In the same vein, I must admit that one of the first thoughts that went through my head was "Don't I already pay these people enough!?" Childcare costs alone are asinine, without the added pressure of forking over dough for an expensive present at the end of the year. Can't a genuine note of appreciation suffice?
Perhaps parents of (public) school-aged children have a different outlook, given the fact that they aren't "paying" for the year's worth of care or education (oh how easy we forget about school taxes!).
As if that wasn't enough, the end-of-the-year gift brigade doesn't stop here. It seems that every holiday warrants a trinket for the teacher. And the worst offender? Christmas.
Last Christmas, before the full extent of teacher gift expectations was aware to me, I was preparing to drop of my kids at daycare on the last day before the holiday break. Driving through the coffee shop to grab breakfast, I thought I would pick up a small gift card for the two teachers as a little Christmas present from my girls. "Ten dollars each should be nice," I thought. "That will get them each two or three cups of coffee." In all honesty, I actually thought this was a very nice gesture. "I bet I'm one of the only moms in the room to think of something like this," I naively thought.

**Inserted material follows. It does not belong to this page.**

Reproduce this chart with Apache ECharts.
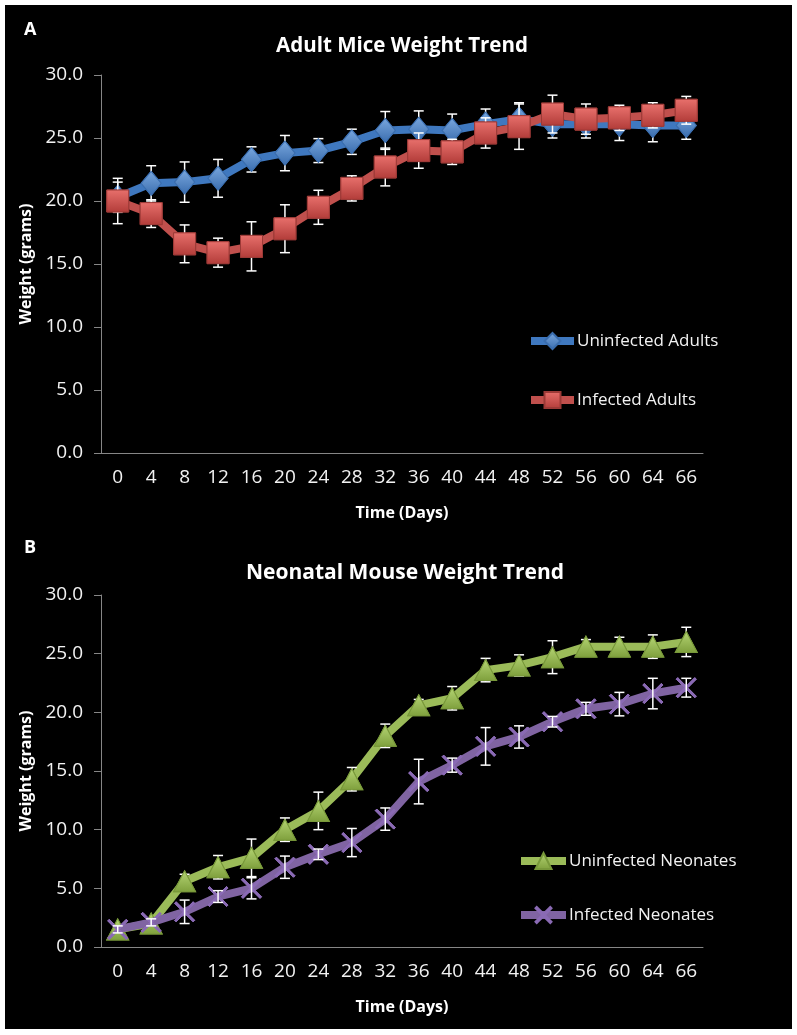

Fortunately, after leaving the coffee shop that morning and on my way to daycare, I happened to be talking to one of my best friends who is a teacher.
"Did you get anything for the girls' teachers for Christmas?" she asked me. Feeling generous that yes, I had, I told her about the gift cards. "Do you think that's a nice gift?" I replied. Her response floored me. "Well," she said cautiously, "if it were me I would probably have given more. Most of the kids in my room give me gift cards for $50, sometimes even $100. I've even received cash."
Now, before you start calling me Scrooge, hear me out. I'm not anti-giving. I'm not opposed to a small symbol of gratitude. My issue rests with the scale of the gift-giving and the pressure to do so.
What if I didn't have the money to stay up to par with the gifts being given to teachers? What if I simply didn't think the teacher was really that worthy? Is my lack of gift or one that is put to shame by others going to end up being reflected into the care that teacher shows my child?
So are you wondering what happened with the coffee shop gift cards? I gave in to the pressure and increased the amount. And felt somewhat ridiculous doing so. My kids haven't even entered kindergarten yet and I already feel the burden of teacher gifts weighing on my bank account.
While many might disagree, to me it seems like the practice and obligation of giving teachers gifts has become over the top. Who knows what children (read: parents) will be giving their teachers in a few years when my kids start elementary school, but I plan to continue to follow the motto "less is more."